Graph of chain growth polymerisation
Characteristics and properties of thermoplastics
Thermoplastics possess amorphous (undefined) and crystalline (fixed) parts. As there are less strong intermolecular forces between the amorphous parts they are molten sooner and the thermoplastic becomes easily formable. After cooling, the parts become more defined again. The crystalline parts can also be molten down by continuing the heating process and the thermoplastic can be shaped in even more easily.
Characteristics and properties of thermosetting plastics
Thermosetting polymers show a very high resistance against temperature and mechanical resistance. They can only change their shape by being drilled and treating them with other mechanical appliances.

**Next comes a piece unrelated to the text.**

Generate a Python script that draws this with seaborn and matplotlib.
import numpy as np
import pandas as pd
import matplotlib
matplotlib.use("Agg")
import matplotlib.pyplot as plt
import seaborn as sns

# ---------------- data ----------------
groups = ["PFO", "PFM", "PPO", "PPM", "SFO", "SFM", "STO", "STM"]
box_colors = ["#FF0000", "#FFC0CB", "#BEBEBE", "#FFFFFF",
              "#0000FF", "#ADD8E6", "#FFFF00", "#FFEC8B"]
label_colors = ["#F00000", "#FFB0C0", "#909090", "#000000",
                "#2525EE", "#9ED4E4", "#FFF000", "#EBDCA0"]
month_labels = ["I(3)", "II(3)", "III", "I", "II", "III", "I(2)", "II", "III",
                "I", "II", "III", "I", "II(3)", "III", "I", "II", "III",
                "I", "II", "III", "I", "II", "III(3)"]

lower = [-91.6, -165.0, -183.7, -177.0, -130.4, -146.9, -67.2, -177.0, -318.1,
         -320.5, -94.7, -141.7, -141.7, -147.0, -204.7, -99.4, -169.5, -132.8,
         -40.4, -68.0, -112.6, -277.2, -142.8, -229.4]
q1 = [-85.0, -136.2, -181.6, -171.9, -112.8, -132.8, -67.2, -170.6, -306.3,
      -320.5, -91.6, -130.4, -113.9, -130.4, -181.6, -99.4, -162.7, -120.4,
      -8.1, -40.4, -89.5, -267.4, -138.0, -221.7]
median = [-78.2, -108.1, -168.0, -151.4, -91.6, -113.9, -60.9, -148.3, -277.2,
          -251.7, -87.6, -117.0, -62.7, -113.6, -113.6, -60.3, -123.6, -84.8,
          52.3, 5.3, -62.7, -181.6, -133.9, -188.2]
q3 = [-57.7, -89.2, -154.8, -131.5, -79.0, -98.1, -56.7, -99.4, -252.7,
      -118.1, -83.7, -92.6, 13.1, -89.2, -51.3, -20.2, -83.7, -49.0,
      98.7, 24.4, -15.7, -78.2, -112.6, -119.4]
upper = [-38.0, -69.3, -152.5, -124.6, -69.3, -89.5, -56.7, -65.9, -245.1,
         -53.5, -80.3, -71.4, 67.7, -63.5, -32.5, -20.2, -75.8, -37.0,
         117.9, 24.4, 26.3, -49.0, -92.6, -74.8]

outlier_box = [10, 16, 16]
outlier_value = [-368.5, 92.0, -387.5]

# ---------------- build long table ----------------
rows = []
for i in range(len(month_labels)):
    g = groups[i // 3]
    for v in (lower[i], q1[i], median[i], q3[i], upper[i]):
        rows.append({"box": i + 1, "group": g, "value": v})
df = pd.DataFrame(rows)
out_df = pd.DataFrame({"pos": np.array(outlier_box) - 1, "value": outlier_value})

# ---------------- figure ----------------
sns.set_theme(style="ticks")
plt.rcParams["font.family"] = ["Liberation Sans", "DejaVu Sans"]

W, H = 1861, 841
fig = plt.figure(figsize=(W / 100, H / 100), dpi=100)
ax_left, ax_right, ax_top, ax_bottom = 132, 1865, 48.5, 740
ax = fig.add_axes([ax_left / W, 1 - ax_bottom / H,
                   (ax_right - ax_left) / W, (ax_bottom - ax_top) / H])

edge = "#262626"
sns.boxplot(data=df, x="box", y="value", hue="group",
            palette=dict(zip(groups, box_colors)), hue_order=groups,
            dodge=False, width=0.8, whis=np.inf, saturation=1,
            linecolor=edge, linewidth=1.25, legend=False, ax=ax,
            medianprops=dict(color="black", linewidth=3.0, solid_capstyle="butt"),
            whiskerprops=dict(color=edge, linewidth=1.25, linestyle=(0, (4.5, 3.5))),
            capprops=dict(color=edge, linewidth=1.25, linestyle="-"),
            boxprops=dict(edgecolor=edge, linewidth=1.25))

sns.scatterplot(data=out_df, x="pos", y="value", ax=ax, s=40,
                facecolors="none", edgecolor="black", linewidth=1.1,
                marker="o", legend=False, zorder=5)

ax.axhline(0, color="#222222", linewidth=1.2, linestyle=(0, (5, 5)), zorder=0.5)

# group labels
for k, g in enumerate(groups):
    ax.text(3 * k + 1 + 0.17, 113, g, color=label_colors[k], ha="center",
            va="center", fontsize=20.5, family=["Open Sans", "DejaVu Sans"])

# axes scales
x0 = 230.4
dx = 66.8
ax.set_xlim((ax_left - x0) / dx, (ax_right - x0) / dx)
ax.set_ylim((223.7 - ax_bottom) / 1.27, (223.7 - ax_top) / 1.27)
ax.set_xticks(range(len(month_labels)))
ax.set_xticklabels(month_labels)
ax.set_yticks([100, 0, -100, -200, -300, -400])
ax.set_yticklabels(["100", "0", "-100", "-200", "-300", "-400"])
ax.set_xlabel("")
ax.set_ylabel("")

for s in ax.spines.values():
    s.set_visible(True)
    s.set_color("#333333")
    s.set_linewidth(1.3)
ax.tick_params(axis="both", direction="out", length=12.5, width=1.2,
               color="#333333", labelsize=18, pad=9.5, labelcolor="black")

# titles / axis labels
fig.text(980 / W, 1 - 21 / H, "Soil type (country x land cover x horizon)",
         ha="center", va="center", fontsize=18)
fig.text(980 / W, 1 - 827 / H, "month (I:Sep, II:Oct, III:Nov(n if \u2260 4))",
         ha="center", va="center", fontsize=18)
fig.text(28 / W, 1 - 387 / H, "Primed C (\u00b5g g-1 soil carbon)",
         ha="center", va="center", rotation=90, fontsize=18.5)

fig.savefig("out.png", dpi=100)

Characteristics and properties of elastomers
Elastomers can be stretched very easily and get back to their original form without any difficulty. This is due to their few net points where the bonds are connected with each other. This also means that they have a weak resistance against temperature and a weak mechanical consistency.
Properties of polyethene
Polyethene has a bad resistance against temperature and also a bad mechanical consistency. This is due to its weak intermolecular forces which is only a weak induced dipole-dipole force.
Properties of (PVC) polyvinylchloride plastic
Polyvinylchloride has a better temperature resistance as well as a better mechanical consistency. This is mainly due to its stronger induced dipole-dipole forces. The difference to polyethene is that PVC is a bigger molecule and therefore the strength of the induced dipole-dipole force is increased.
Properties of (PET) polyethylene terephthalate
Polyethylene terephthalate, or as it is better known as PET, has a bad temperature resistance, but on the other hand it has a quite good mechanical consistency.
Properties of Nylon (a polycondensation)
Due to its build-up (connection of bonds), it has extremely strong intermolecular forces (dipole-dipole forces) as well as the ability of making hydrogen bonds and it is a very polar molecule as well.